Toda vez que vejo um cidadão ou cidadã folhear as páginas deste jornal – e claro, de outros periódicos da região – sinto um fio de esperança me farfalhar o espírito. Por mais inocente que pareça, é como se ali houvesse leitores e propensos mantenedores da instituição jornal em atividade. A título de curiosidade em 2005 a edição impressa do jornal The Times era comprada por cerca de 700 mil pessoas, enquanto, 3,5 milhões de leitores já se debruçavam em frente a um computador para acessar a versão on line do tablóide. No mínimo, assustador, para não adentrar – na escassez destas linhas – em vias totalmente apocalípticas e pessimistas.

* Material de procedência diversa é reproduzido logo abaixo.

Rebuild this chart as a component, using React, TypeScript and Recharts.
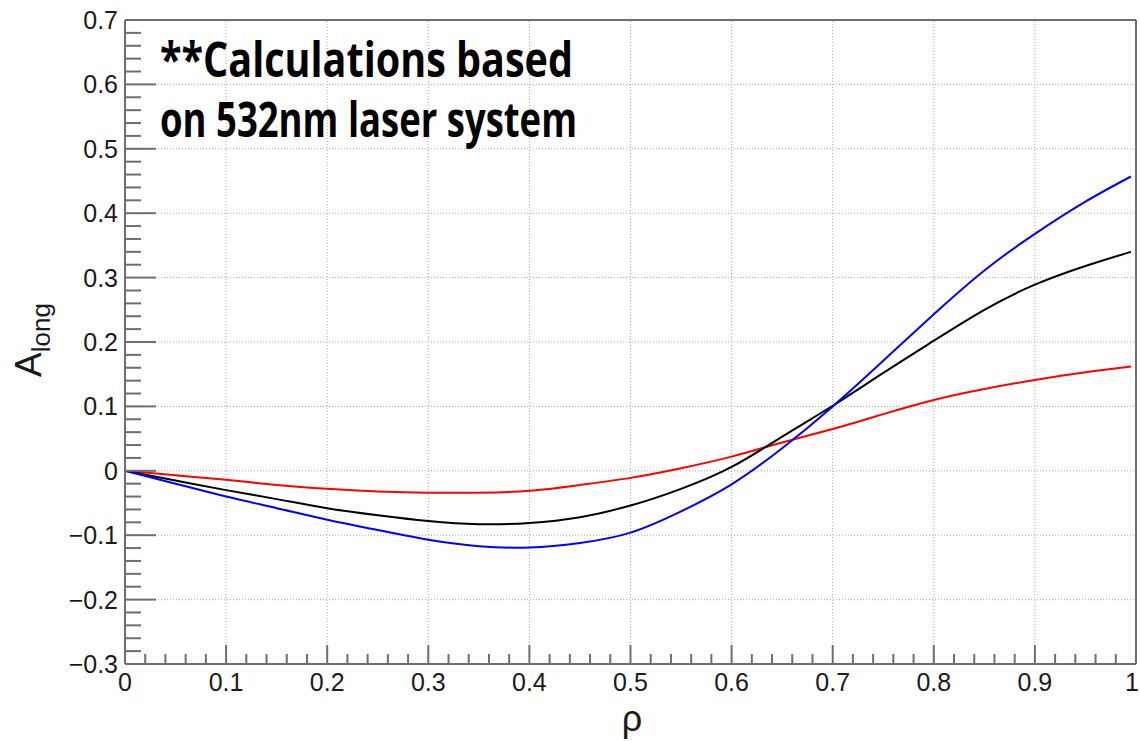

Porém, outra razão me aguçava a curiosidade naquela manhã de terça-feira. Em segundos poderia ver constatado o que de fato interessa a quem se propõe a folhear um jornal impresso em Luis Eduardo. A resposta: novelas. Claro, a dedução cá exposta é passível de discussão, e principalmente, cabível de comprovação científica. Entretanto, não vejo razão para não deflagrar o aparentemente óbvio. Dentre os assuntos que mais interessam e mexem com o imaginário das pessoas estão as telenovelas. Fato.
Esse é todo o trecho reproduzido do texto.